For every API you serve, you should measure the latency of every single request on every exposed endpoint. The microservice you talked to? Measure the latency there. The network protocol over which you communicated? Measure the size of every single packet sent in each direction. That Cassandra cluster? Measure the client-facing latency, but also measure the I/O latency of every single disk operation on each spindle (or EBS volume, or ephemeral SSD) on each node. It sounds like a lot of data, sure. But we live in the future, and analytics systems are capable of handling a billion measurements per second these days — all the while remaining economical.

The above graph shows the full distribution of every I/O operation on one of our core database nodes at Circonus. The histogram in the breakout box shows three distinct modes: two tightly coupled in the left peak and one smaller mode further out in the latency spectrum. We can also see a radical divergence in behavior immediately following Feb 14th at 9am. As we’re looking at one week of data, each time slice vertically is 1h30m.

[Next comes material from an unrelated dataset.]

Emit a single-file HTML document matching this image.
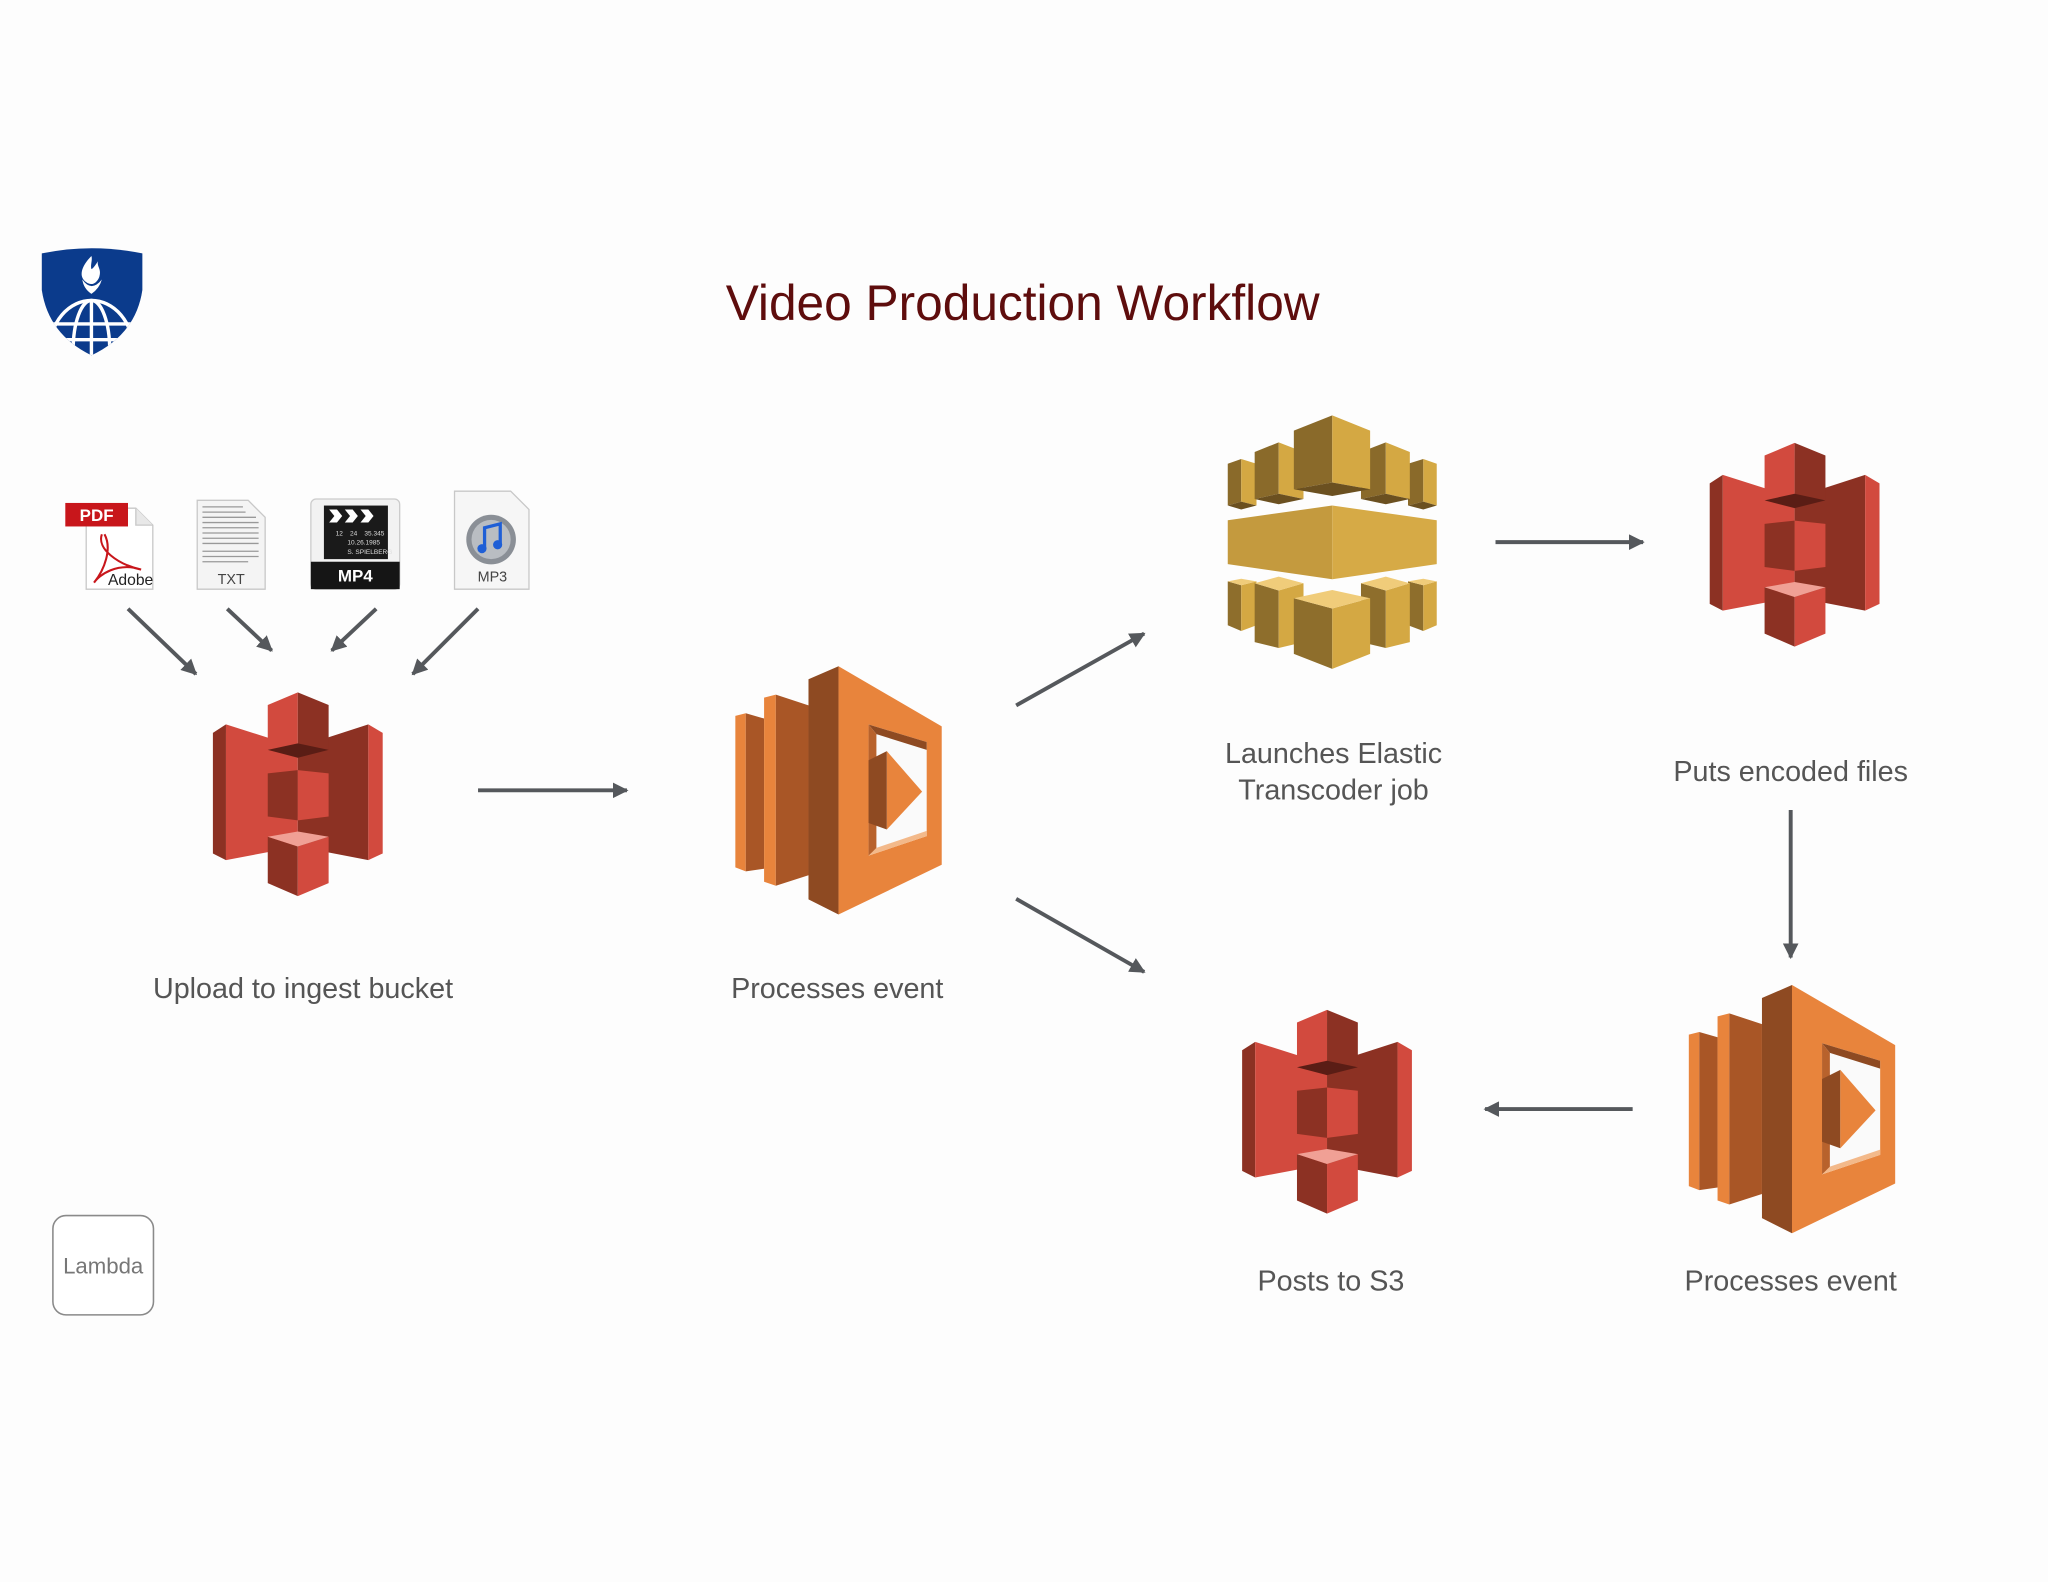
<!DOCTYPE html>
<html><head><meta charset="utf-8"><style>
html,body{margin:0;padding:0;background:#fdfdfd;}
svg{display:block;}
text{font-family:"Liberation Sans",sans-serif;}
</style></head><body>
<svg width="2048" height="1582" viewBox="0 0 1568 1211" preserveAspectRatio="none" xmlns="http://www.w3.org/2000/svg">
<defs>
<marker id="ah" viewBox="0 0 10 10" refX="9" refY="5" markerWidth="4" markerHeight="4" orient="auto"><path d="M0,0 L10,5 L0,10 z" fill="#55585c"/></marker>
<clipPath id="shield"><path d="M32,194 Q70,186 109,194 L109,222 Q104,256 70,272 Q37,256 32,222 Z"/></clipPath>
<g id="s3">
 <polygon points="0,31 10,24.5 10,128.4 0,123.3" fill="#8c3123"/>
 <polygon points="10,24.5 65,42 65,118 10,128.4" fill="#d24a3e"/>
 <polygon points="65,42 119,24.5 119,128.4 65,118" fill="#8c3123"/>
 <polygon points="119,24.5 130,31 130,123.3 119,128.4" fill="#d24a3e"/>
 <polygon points="42,9.7 65,0 65,50 42,44" fill="#d24a3e"/>
 <polygon points="65,0 88.6,9.7 88.6,44 65,50" fill="#8c3123"/>
 <polygon points="42,44 65,39 88.6,44 65,50" fill="#5a1d15"/>
 <polygon points="42,62 65,59.5 65,98 42,95" fill="#8c3123"/>
 <polygon points="65,59.5 88.6,62 88.6,95 65,98" fill="#d24a3e"/>
 <polygon points="42,110.5 65,118 65,156 42,146" fill="#8c3123"/>
 <polygon points="65,118 88.6,110.5 88.6,146 65,156" fill="#d24a3e"/>
 <polygon points="42,110.5 65,106.5 88.6,110.5 65,118" fill="#f0a095"/>
</g>
<g id="lam">
 <polygon points="0,38 8,36 8,157 0,154" fill="#e8843c"/>
 <polygon points="8,36 22,40 22,155 8,157" fill="#a95626"/>
 <polygon points="22,24 31,21.7 31,168 22,165" fill="#e8843c"/>
 <polygon points="31,21.7 56,30 56,160 31,168" fill="#a95626"/>
 <polygon points="56,10 79,0 79,190 56,178.5" fill="#8e4a22"/>
 <polygon points="79,0 158,46 158,152 79,190" fill="#e8843c"/>
 <polygon points="102,44.6 146.5,58 146.5,130 102,145" fill="#fafafa"/>
 <polygon points="102,44.6 146.5,58 146.5,64 108,52" fill="#8e4a22"/>
 <polygon points="102,44.6 108,52 108,140 102,145" fill="#b8622c"/>
 <polygon points="102,145 146.5,130 146.5,126 108,139" fill="#f3b98a"/>
 <polygon points="102,72 116,65 116,125 102,120" fill="#8e4a22"/>
 <polygon points="116,65 143,96 116,125" fill="#e8843c"/>
</g>
<g id="ets">
 <polygon points="0,37 10.3,33.4 10.3,66 0,69" fill="#8a6a2a"/><polygon points="10.3,33.4 22,37 22,69 10.3,66" fill="#d4a843"/><polygon points="0,69 10.3,66 22,69 10.3,72" fill="#6b5020"/>
 <polygon points="138,37 149.7,33.4 149.7,66 138,69" fill="#8a6a2a"/><polygon points="149.7,33.4 160,37 160,69 149.7,66" fill="#d4a843"/><polygon points="138,69 149.7,66 160,69 149.7,72" fill="#6b5020"/>
 <polygon points="20.6,28 39,20.6 39,60 20.6,64" fill="#8a6a2a"/><polygon points="39,20.6 58,28 58,64 39,60" fill="#d4a843"/><polygon points="20.6,64 39,60 58,64 39,68" fill="#6b5020"/>
 <polygon points="102,28 121,20.6 121,60 102,64" fill="#8a6a2a"/><polygon points="121,20.6 139.4,28 139.4,64 121,60" fill="#d4a843"/><polygon points="102,64 121,60 139.4,64 121,68" fill="#6b5020"/>
 <polygon points="50.6,11.6 80,0 80,51.3 50.6,56.5" fill="#8a6a2a"/><polygon points="80,0 109,11.6 109,56.5 80,51.3" fill="#d4a843"/><polygon points="50.6,56.5 80,51.3 109,56.5 80,61.7" fill="#6b5020"/>
 <polygon points="0,80.2 80,69 80,125.4 0,113.8" fill="#c49a3e"/>
 <polygon points="80,69 160,80.2 160,113.8 80,125.4" fill="#d6aa46"/>
 <polygon points="0,127 10.3,130 10.3,165 0,160.6" fill="#8e6e2c"/><polygon points="10.3,130 22,127 22,160.6 10.3,165" fill="#d4a843"/><polygon points="0,127 10.3,125 22,127 10.3,130" fill="#f0cc7a"/>
 <polygon points="138,127 149.7,130 149.7,165 138,160.6" fill="#8e6e2c"/><polygon points="149.7,130 160,127 160,160.6 149.7,165" fill="#d4a843"/><polygon points="138,127 149.7,125 160,127 149.7,130" fill="#f0cc7a"/>
 <polygon points="20.6,128.5 39,134 39,178 20.6,173.5" fill="#8e6e2c"/><polygon points="39,134 58,128.5 58,173.5 39,178" fill="#d4a843"/><polygon points="20.6,128.5 39,123.4 58,128.5 39,134" fill="#f0cc7a"/>
 <polygon points="102,128.5 121,134 121,178 102,173.5" fill="#8e6e2c"/><polygon points="121,134 139.4,128.5 139.4,173.5 121,178" fill="#d4a843"/><polygon points="102,128.5 121,123.4 139.4,128.5 121,134" fill="#f0cc7a"/>
 <polygon points="50.6,140 80,147.8 80,194 50.6,182.5" fill="#8e6e2c"/><polygon points="80,147.8 109,140 109,182.5 80,194" fill="#d4a843"/><polygon points="50.6,140 80,133.6 109,140 80,147.8" fill="#f0cc7a"/>
</g>
</defs>

<rect width="1568" height="1211" fill="#fdfdfd"/>

<path d="M32,194 Q70,186 109,194 L109,222 Q104,256 70,272 Q37,256 32,222 Z" fill="#0b3b8c"/>
<g clip-path="url(#shield)" stroke="#fff" stroke-width="2.6" fill="none">
 <ellipse cx="70" cy="268" rx="32" ry="38"/>
 <ellipse cx="70" cy="268" rx="14" ry="38"/>
 <line x1="70" y1="230" x2="70" y2="275"/>
 <line x1="30" y1="248" x2="110" y2="248"/>
 <line x1="30" y1="260" x2="110" y2="260"/>
</g>
<path d="M70,196 C62,204 60,212 66,216 C70,219 74,217 76,212 C78,206 74,204 75,200 C73,203 71,206 70,206 C69,203 71,199 70,196 Z" fill="#fff"/>
<path d="M63,214 Q70,224 78,214 Q76,221 70,225 Q64,221 63,214Z" fill="#fff"/>

<text x="783" y="245" text-anchor="middle" font-size="38" fill="#5e0d0d">Video Production Workflow</text>

<g>
 <path d="M66,389 L104,389 L117,402 L117,451 L66,451 Z" fill="#fff" stroke="#c8c8c8"/>
 <path d="M104,389 L104,402 L117,402" fill="#e8e8e8" stroke="#c8c8c8"/>
 <rect x="50" y="385" width="48" height="18" fill="#c8161b"/>
 <text x="74" y="399" text-anchor="middle" font-size="13" font-weight="bold" fill="#fff">PDF</text>
 <path d="M78,409 C74,420 90,432 108,436 C90,430 76,440 72,446 C80,436 86,420 80,409" fill="none" stroke="#c8161b" stroke-width="1.6"/>
 <text x="100" y="448" text-anchor="middle" font-size="12" fill="#222">Adobe</text>
</g>
<g>
 <path d="M151,383 L190,383 L203,396 L203,451 L151,451 Z" fill="#f4f4f4" stroke="#c8c8c8"/>
 <g stroke="#999" stroke-width="1">
  <line x1="155" y1="388" x2="186" y2="388"/><line x1="155" y1="392" x2="188" y2="392"/><line x1="155" y1="396" x2="196" y2="396"/>
  <line x1="155" y1="400" x2="198" y2="400"/><line x1="155" y1="404" x2="198" y2="404"/><line x1="155" y1="408" x2="198" y2="408"/>
  <line x1="155" y1="412" x2="198" y2="412"/><line x1="155" y1="416" x2="198" y2="416"/><line x1="155" y1="422" x2="198" y2="422"/>
  <line x1="155" y1="426" x2="198" y2="426"/><line x1="155" y1="430" x2="190" y2="430"/>
 </g>
 <text x="177" y="447" text-anchor="middle" font-size="11" fill="#444">TXT</text>
</g>
<g>
 <rect x="238" y="382" width="68" height="69" rx="4" fill="#f2f2f2" stroke="#ccc"/>
 <rect x="248" y="387" width="49" height="41" fill="#1a1a1a"/>
 <path d="M252,390 l6,0 l4,5 l-4,5 l-6,0 l4,-5z M264,390 l6,0 l4,5 l-4,5 l-6,0 l4,-5z M276,390 l6,0 l4,5 l-4,5 l-6,0 l4,-5z" fill="#fff"/>
 <g font-size="5" fill="#ddd"><text x="257" y="410">12</text><text x="268" y="410">24</text><text x="279" y="410">35.345</text><text x="266" y="417">10.26.1985</text><text x="266" y="424">S. SPIELBERG</text></g>
 <rect x="238" y="430" width="68" height="21" fill="#151515"/>
 <text x="272" y="445" text-anchor="middle" font-size="13" font-weight="bold" fill="#fff">MP4</text>
</g>
<g>
 <path d="M348,376 L391,376 L405,390 L405,451 L348,451 Z" fill="#f6f6f6" stroke="#c8c8c8"/>
 <circle cx="376" cy="413" r="19" fill="#8a8f96"/>
 <circle cx="376" cy="413" r="15" fill="#b9bdc2"/>
 <path d="M371,420 L371,404 L383,401 L383,416" fill="none" stroke="#1f5fd6" stroke-width="2.5"/>
 <circle cx="369" cy="420" r="3.5" fill="#1f5fd6"/><circle cx="381" cy="417" r="3.5" fill="#1f5fd6"/>
 <text x="377" y="445" text-anchor="middle" font-size="11" fill="#444">MP3</text>
</g>

<g stroke="#55585c" stroke-width="3" fill="none" marker-end="url(#ah)">
 <line x1="98" y1="466" x2="150" y2="516"/>
 <line x1="174" y1="466" x2="208" y2="498"/>
 <line x1="288" y1="466" x2="254" y2="498"/>
 <line x1="366" y1="466" x2="316" y2="516"/>
 <line x1="366" y1="605" x2="480" y2="605"/>
 <line x1="778" y1="540" x2="876" y2="485"/>
 <line x1="778" y1="688" x2="876" y2="744"/>
 <line x1="1145" y1="415" x2="1258" y2="415"/>
 <line x1="1371" y1="620" x2="1371" y2="733"/>
 <line x1="1250" y1="849" x2="1137" y2="849"/>
</g>

<use href="#s3" transform="translate(163,530)"/>
<use href="#lam" transform="translate(563,510)"/>
<use href="#ets" transform="translate(940,318)"/>
<use href="#s3" transform="translate(1309,339)"/>
<use href="#s3" transform="translate(951,773)"/>
<use href="#lam" transform="translate(1293,754)"/>

<g font-size="22" fill="#555" text-anchor="middle">
 <text x="232" y="764">Upload to ingest bucket</text>
 <text x="641" y="764">Processes event</text>
 <text x="1021" y="584">Launches Elastic</text>
 <text x="1021" y="612">Transcoder job</text>
 <text x="1371" y="598">Puts encoded files</text>
 <text x="1019" y="988">Posts to S3</text>
 <text x="1371" y="988">Processes event</text>
</g>

<rect x="40.5" y="930.5" width="77" height="76" rx="10" fill="#fff" stroke="#8a8a8a" stroke-width="1.2"/>
<text x="79" y="975" text-anchor="middle" font-size="17" fill="#777">Lambda</text>
</svg>
</body></html>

The slice highlighted by the vertical grey hairline is displayed in the upper-left breakout box; it represents nearly 12 million data points alone. The full graph represents about 1.2 billion measurements and fetching that from the Circonus time series database took just 48ms.

Have Confidence in Your Analysis

API updates are designed to make your users happier, but they can often result in new performance issues. Monitoring API latencies after new releases is meant to address this issue, but all too often these mistakes result in inaccurate analysis. As a result, you may have a latency issue and be unaware of it, or think you have a latency issue when in fact you do not. By addressing the above four common issues, you can have more confidence in the accuracy of your analysis and the decisions you make based on it.